AVAILABLE DATA
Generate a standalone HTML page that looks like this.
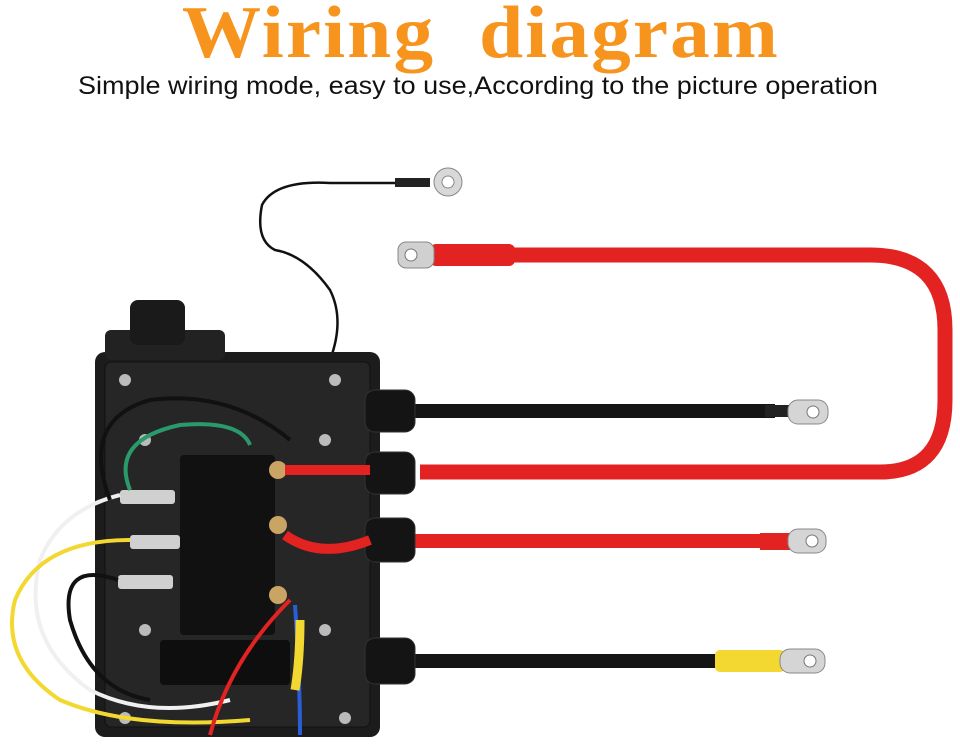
<!DOCTYPE html>
<html><head><meta charset="utf-8"><style>
html,body{margin:0;padding:0;background:#fff;width:960px;height:747px;overflow:hidden}
.t{position:absolute;left:0;top:-9px;width:960px;text-align:center;font-family:"Liberation Serif",serif;font-weight:bold;font-size:74px;color:#f7941d;letter-spacing:2px;transform:scaleX(1.07);transform-origin:467px 0}
.s{position:absolute;left:78px;top:72px;font-family:"Liberation Sans",sans-serif;font-size:25px;color:#111;white-space:nowrap;transform:scaleX(1.08);transform-origin:0 0}
svg{position:absolute;left:0;top:0}
</style></head><body>
<svg width="960" height="747" viewBox="0 0 960 747">
<path d="M420 472 H880 Q945 472 945 400 V330 Q945 255 870 255 H470" fill="none" stroke="#e32222" stroke-width="15"/>
<rect x="430" y="244" width="85" height="22" rx="6" fill="#e32222"/>
<rect x="398" y="242" width="36" height="26" rx="8" fill="#d0d0d0" stroke="#888"/>
<circle cx="411" cy="255" r="6" fill="#fff" stroke="#777"/>
<line x1="410" y1="411" x2="775" y2="411" stroke="#151515" stroke-width="14"/>
<rect x="765" y="405" width="25" height="12" fill="#222"/>
<rect x="788" y="400" width="40" height="24" rx="10" fill="#d5d5d5" stroke="#888"/>
<circle cx="813" cy="412" r="6" fill="#fff" stroke="#777"/>
<line x1="410" y1="541" x2="765" y2="541" stroke="#e32222" stroke-width="14"/>
<rect x="760" y="533" width="30" height="17" fill="#e32222"/>
<rect x="788" y="529" width="38" height="24" rx="10" fill="#d5d5d5" stroke="#888"/>
<circle cx="812" cy="541" r="6" fill="#fff" stroke="#777"/>
<line x1="410" y1="661" x2="720" y2="661" stroke="#151515" stroke-width="14"/>
<rect x="715" y="650" width="70" height="22" rx="5" fill="#f2d830"/>
<rect x="780" y="649" width="45" height="24" rx="10" fill="#d5d5d5" stroke="#888"/>
<circle cx="810" cy="661" r="6" fill="#fff" stroke="#777"/>
<path d="M330 360 Q345 320 330 290 Q305 255 275 250 Q255 240 262 205 Q275 180 330 183 H400" fill="none" stroke="#111" stroke-width="2.5"/>
<rect x="395" y="178" width="35" height="9" fill="#222"/>
<circle cx="448" cy="182" r="14" fill="#d8d8d8" stroke="#888"/>
<circle cx="448" cy="182" r="6" fill="#fff" stroke="#888"/>
<rect x="95" y="352" width="285" height="385" rx="10" fill="#1c1c1c"/>
<rect x="105" y="362" width="265" height="365" rx="6" fill="#262626" stroke="#111"/>
<rect x="105" y="330" width="120" height="30" rx="6" fill="#222"/>
<rect x="130" y="300" width="55" height="45" rx="8" fill="#1a1a1a"/>
<g fill="#141414" stroke="#333">
<rect x="365" y="390" width="50" height="42" rx="10"/>
<rect x="365" y="452" width="50" height="42" rx="10"/>
<rect x="365" y="518" width="50" height="44" rx="10"/>
<rect x="365" y="638" width="50" height="46" rx="10"/>
</g>
<g fill="#bbb"><circle cx="125" cy="380" r="6"/><circle cx="335" cy="380" r="6"/><circle cx="325" cy="440" r="6"/><circle cx="145" cy="440" r="6"/><circle cx="145" cy="630" r="6"/><circle cx="325" cy="630" r="6"/><circle cx="125" cy="718" r="6"/><circle cx="345" cy="718" r="6"/></g>
<rect x="180" y="455" width="95" height="180" rx="4" fill="#111"/>
<g fill="#c9a463"><circle cx="278" cy="470" r="9"/><circle cx="278" cy="525" r="9"/><circle cx="278" cy="595" r="9"/></g>
<g fill="#d0d0d0"><rect x="120" y="490" width="55" height="14" rx="3"/><rect x="130" y="535" width="50" height="14" rx="3"/><rect x="118" y="575" width="55" height="14" rx="3"/></g>
<rect x="160" y="640" width="130" height="45" rx="4" fill="#0e0e0e"/>
<g fill="none" stroke-width="4">
<path d="M285 470 Q340 470 370 470" stroke="#e32222" stroke-width="10"/>
<path d="M285 535 Q320 560 370 540" stroke="#e32222" stroke-width="10"/>
<path d="M120 495 Q60 510 40 560 Q20 640 90 690 Q150 720 230 700" stroke="#f0f0f0"/>
<path d="M130 540 Q40 540 15 600 Q0 660 60 700 Q130 730 250 720" stroke="#f2d830"/>
<path d="M118 580 Q60 560 70 620 Q90 690 150 700" stroke="#111"/>
<path d="M110 500 Q80 420 150 400 Q230 390 290 440" stroke="#111"/>
<path d="M130 490 Q110 440 180 425 Q240 420 250 445" stroke="#2a9a6b"/>
<path d="M295 605 Q300 680 300 735" stroke="#2a5dd8"/>
<path d="M290 600 Q230 660 210 735" stroke="#e32222"/>
<path d="M300 620 Q300 660 295 690" stroke="#f2d830" stroke-width="9"/>
</g>
</svg>
<div class="t">Wiring&nbsp; diagram</div>
<div class="s">Simple wiring mode, easy to use,According to the picture operation</div>
</body></html>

WRITTEN REQUEST
Please transcribe the material above exactly as written. Leave the pictures out.

OUTPUT BELOW
Generate a standalone HTML page that looks like this.
<!DOCTYPE html>
<html><head><meta charset="utf-8"><style>
html,body{margin:0;padding:0;background:#fff;width:960px;height:747px;overflow:hidden}
.t{position:absolute;left:0;top:-9px;width:960px;text-align:center;font-family:"Liberation Serif",serif;font-weight:bold;font-size:74px;color:#f7941d;letter-spacing:2px;transform:scaleX(1.07);transform-origin:467px 0}
.s{position:absolute;left:78px;top:72px;font-family:"Liberation Sans",sans-serif;font-size:25px;color:#111;white-space:nowrap;transform:scaleX(1.08);transform-origin:0 0}
svg{position:absolute;left:0;top:0}
</style></head><body>
<svg width="960" height="747" viewBox="0 0 960 747">
<path d="M420 472 H880 Q945 472 945 400 V330 Q945 255 870 255 H470" fill="none" stroke="#e32222" stroke-width="15"/>
<rect x="430" y="244" width="85" height="22" rx="6" fill="#e32222"/>
<rect x="398" y="242" width="36" height="26" rx="8" fill="#d0d0d0" stroke="#888"/>
<circle cx="411" cy="255" r="6" fill="#fff" stroke="#777"/>
<line x1="410" y1="411" x2="775" y2="411" stroke="#151515" stroke-width="14"/>
<rect x="765" y="405" width="25" height="12" fill="#222"/>
<rect x="788" y="400" width="40" height="24" rx="10" fill="#d5d5d5" stroke="#888"/>
<circle cx="813" cy="412" r="6" fill="#fff" stroke="#777"/>
<line x1="410" y1="541" x2="765" y2="541" stroke="#e32222" stroke-width="14"/>
<rect x="760" y="533" width="30" height="17" fill="#e32222"/>
<rect x="788" y="529" width="38" height="24" rx="10" fill="#d5d5d5" stroke="#888"/>
<circle cx="812" cy="541" r="6" fill="#fff" stroke="#777"/>
<line x1="410" y1="661" x2="720" y2="661" stroke="#151515" stroke-width="14"/>
<rect x="715" y="650" width="70" height="22" rx="5" fill="#f2d830"/>
<rect x="780" y="649" width="45" height="24" rx="10" fill="#d5d5d5" stroke="#888"/>
<circle cx="810" cy="661" r="6" fill="#fff" stroke="#777"/>
<path d="M330 360 Q345 320 330 290 Q305 255 275 250 Q255 240 262 205 Q275 180 330 183 H400" fill="none" stroke="#111" stroke-width="2.5"/>
<rect x="395" y="178" width="35" height="9" fill="#222"/>
<circle cx="448" cy="182" r="14" fill="#d8d8d8" stroke="#888"/>
<circle cx="448" cy="182" r="6" fill="#fff" stroke="#888"/>
<rect x="95" y="352" width="285" height="385" rx="10" fill="#1c1c1c"/>
<rect x="105" y="362" width="265" height="365" rx="6" fill="#262626" stroke="#111"/>
<rect x="105" y="330" width="120" height="30" rx="6" fill="#222"/>
<rect x="130" y="300" width="55" height="45" rx="8" fill="#1a1a1a"/>
<g fill="#141414" stroke="#333">
<rect x="365" y="390" width="50" height="42" rx="10"/>
<rect x="365" y="452" width="50" height="42" rx="10"/>
<rect x="365" y="518" width="50" height="44" rx="10"/>
<rect x="365" y="638" width="50" height="46" rx="10"/>
</g>
<g fill="#bbb"><circle cx="125" cy="380" r="6"/><circle cx="335" cy="380" r="6"/><circle cx="325" cy="440" r="6"/><circle cx="145" cy="440" r="6"/><circle cx="145" cy="630" r="6"/><circle cx="325" cy="630" r="6"/><circle cx="125" cy="718" r="6"/><circle cx="345" cy="718" r="6"/></g>
<rect x="180" y="455" width="95" height="180" rx="4" fill="#111"/>
<g fill="#c9a463"><circle cx="278" cy="470" r="9"/><circle cx="278" cy="525" r="9"/><circle cx="278" cy="595" r="9"/></g>
<g fill="#d0d0d0"><rect x="120" y="490" width="55" height="14" rx="3"/><rect x="130" y="535" width="50" height="14" rx="3"/><rect x="118" y="575" width="55" height="14" rx="3"/></g>
<rect x="160" y="640" width="130" height="45" rx="4" fill="#0e0e0e"/>
<g fill="none" stroke-width="4">
<path d="M285 470 Q340 470 370 470" stroke="#e32222" stroke-width="10"/>
<path d="M285 535 Q320 560 370 540" stroke="#e32222" stroke-width="10"/>
<path d="M120 495 Q60 510 40 560 Q20 640 90 690 Q150 720 230 700" stroke="#f0f0f0"/>
<path d="M130 540 Q40 540 15 600 Q0 660 60 700 Q130 730 250 720" stroke="#f2d830"/>
<path d="M118 580 Q60 560 70 620 Q90 690 150 700" stroke="#111"/>
<path d="M110 500 Q80 420 150 400 Q230 390 290 440" stroke="#111"/>
<path d="M130 490 Q110 440 180 425 Q240 420 250 445" stroke="#2a9a6b"/>
<path d="M295 605 Q300 680 300 735" stroke="#2a5dd8"/>
<path d="M290 600 Q230 660 210 735" stroke="#e32222"/>
<path d="M300 620 Q300 660 295 690" stroke="#f2d830" stroke-width="9"/>
</g>
</svg>
<div class="t">Wiring&nbsp; diagram</div>
<div class="s">Simple wiring mode, easy to use,According to the picture operation</div>
</body></html>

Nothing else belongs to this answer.